Army vet gets 11 years for Massachusetts gun heist

James W. Morales. (Photo: Associated Press)

An Army reservist will spend 11 years in prison after admitting he stole more than a dozen guns from a military vault in Massachusetts.

James W. Morales, 37, pleaded guilty last year after cell phone records, surveillance footage and DNA connected him to the November 2015 heist at the Lincoln Stoddard U.S. Army Reserve Center in Worcester.

According to court documents, Morales broke a kitchen window and made his way into the drill room, a large hangar-like structure with a weapons vault the size of a shipping container stored inside. He cut through the roof of the vault with a power saw and a pry bar, lowered himself through the hole and stole six M-4 carbines and 10 9mm M-11 handguns. Security cameras captured images of Morales loading black duffel bags into his rented BMW X1. Investigators also discovered Morales’s blood left behind on the sharp edges of the hole cut into the vault’s roof and smeared on the walls, according to court documents.

Morales also cut off his ankle monitoring bracelet assigned to him by a Superior Court judge for charges of child rape and indecent assault on a minor younger than 14-years-old, triggering an arrest warrant. Police apprehended him in Long Island just four days after the heist using the GPS tracking device installed on his BMW. He told police he sold five handguns to a couple in Dorchester before making his way to New York City.

Some 13 months after his November 2015 arrest, however, Morales escaped a Rhode Island detention center by climbing a basketball hoop onto a roof and scaling a barbed wire fence. He evaded capture for six days, during which time he attempted to rob two banks — in Cambridge and Somerville — though tellers in each incident refused to comply.
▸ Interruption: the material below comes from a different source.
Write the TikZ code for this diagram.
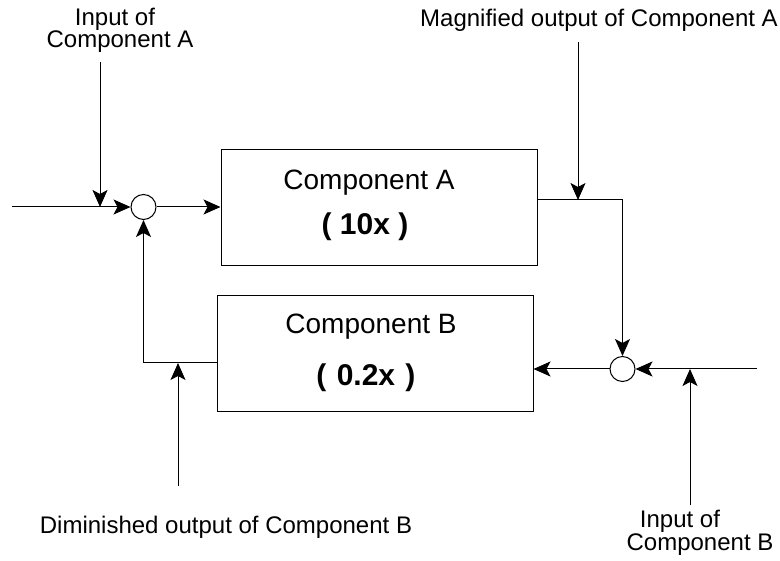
\documentclass[tikz,border=0pt]{standalone}
\usepackage{fontspec}
\setmainfont{Liberation Sans}
\usetikzlibrary{arrows.meta}
\begin{document}
\begin{tikzpicture}[x=1pt,y=-1pt,
  line width=1pt,
  arr/.style={-{Stealth[length=17pt,width=15pt,inset=4pt]}},
  box/.style={draw,rectangle,minimum width=316pt,minimum height=116pt,inner sep=0pt},
  sumnode/.style={draw,circle,minimum size=25pt,inner sep=0pt},
  lbl/.style={font=\fontsize{24}{27}\selectfont,inner sep=0pt},
  big/.style={font=\fontsize{28}{32}\selectfont,inner sep=0pt},
  bigb/.style={font=\fontsize{30}{34}\selectfont\bfseries,inner sep=0pt}]
\useasboundingbox (0,0) rectangle (780,561);
% boxes
\node[box] (boxA) at (379,208) {};
\node[box] (boxB) at (375,354) {};
\node[big] (tA) at (369,183) {Component A};
\node[bigb] (gA) at (365,227) {( 10x )};
\node[big] (tB) at (371,327) {Component B};
\node[bigb] (gB) at (366,378) {(\hspace{2pt} 0.2x \hspace{2pt})};
% summing junctions
\node[sumnode] (s1) at (143.5,207) {};
\node[sumnode] (s2) at (622.5,369) {};
% labels
\node[lbl] (labA1) at (115,19) {Input of};
\node[lbl] (labA2) at (120,42) {Component A};
\node[lbl] (labM) at (599,20) {Magnified output of Component A};
\node[lbl] (labD) at (226,527) {Diminished output of Component B};
\node[lbl] (labB1) at (680,521) {Input of};
\node[lbl] (labB2) at (700,545) {Component B};
% coordinates
\coordinate (inA) at (12,207);
\coordinate (pA) at (100,62);
\coordinate (fb) at (143.5,363);
\coordinate (pD) at (178,486);
\coordinate (oA) at (622.5,200);
\coordinate (pM) at (578,42);
\coordinate (inB) at (757,369);
\coordinate (pB) at (690,505);
% connectors
\draw[arr] (inA) -- (s1.west);
\draw[arr] (pA) -- (pA |- inA);
\draw[arr] (s1.east) -- (boxA.west |- s1);
\draw[arr] (boxB.west |- fb) -- (fb) -- (s1.south);
\draw[arr] (pD) -- (pD |- fb);
\draw[arr] (boxA.east |- oA) -- (oA) -- (s2.north);
\draw[arr] (pM) -- (pM |- oA);
\draw[arr] (inB) -- (s2.east);
\draw[arr] (s2.west) -- (boxB.east |- s2);
\draw[arr] (pB) -- (pB |- inB);
\end{tikzpicture}
\end{document}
Prosecutors argued for a 15-year sentence, noting Morales’s crimes endangered the lives of himself and others. Assistant U.S. Attorney Mark Grady told a federal court judge Monday some of the stolen guns resembled those used in mass shootings and could have fallen into the wrong hands, easily.

Defense attorneys preferred a sentence of just over seven years, citing Morales’s model behavior while kept in solitary confinement. Described as a crime of opportunity — Morales once worked at the reserve center before his honorable discharge in 2013 — his legal team said he proved capable of rehabilitation and wished to help raise his three young children in their formative teen years.

“Other than his escape from custody, Mr. Morales has not been an institutional problem,” said Edward Ryan, Morales’s defense attorney, in court documents filed this month. “He has no institutional history of violence or disciplinary incidents. This is all to say that the past two years of his confinement have been under extraordinary difficult circumstances. The detrimental effects of solitary confinement are considerable and well known.”

District Judge Timothy S. Hillman settled on 11.5 years imprisonment with three years supervised release. Morales’s co-defendants in the case, Tyrone James and Ashley Bigsbee, received sentences of 57 months and 21 months, respectively.